I ask, perhaps flippantly, that we don’t blow smoke up our own behinds, and call Homecoming what it is: a chance for the university to host relatively low-budget events in order to rekindle alumni (especially well-off alumni) interest in helping out the old Alma Mater, and a chance for college kids to get drunk as skunks. As can be read in The Rocket’s staff editorial this week, the ability of students to blow off some steam by partying was severely curtailed by the overwhelming amount of police and security. 

Many of my friends described it as a terrible Homecoming, and a much more boring weekend than the average weekend around Slippery Rock. The word “ghost town” was used many times. 

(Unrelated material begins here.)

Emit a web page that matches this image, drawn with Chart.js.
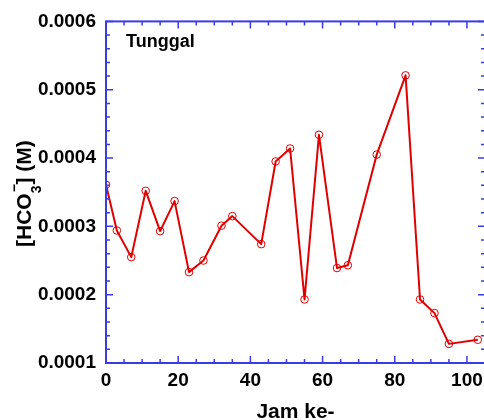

We are a mid-sized, division II state school in central western Pennsylvania. Let’s not kid ourselves further by thinking that our “Rock Pride” is expressed through formal Homecoming activities. It is often expressed through partying and going out, and generally trying to spend time with people you like. I’m not even terribly fond of going out myself and I know this to be true! In fact, when I think of Slippery Rock, and I know I am not alone in this, I will quickly recall the wonderful people I’ve met here, the professors I enjoyed taking, and the often hilarious stories that derive from Friday and Saturday nights – not football, not parades; not any fluff that Homecoming entails. So, since the use of large numbers of police have basically eradicated (for now, maybe) much of the value of Homecoming from the students’ perspective, let us be bolder next year! I’ll be graduated (if this article does not incur the wrath of the wrong people…) and probably somewhere else, but perhaps my soon-to-be Alma Mater can put up a banner across Main Street that reads, “Alumni – give us money! Students – show us your ID!” And thus, no more smoke will be blown where it doesn’t belong.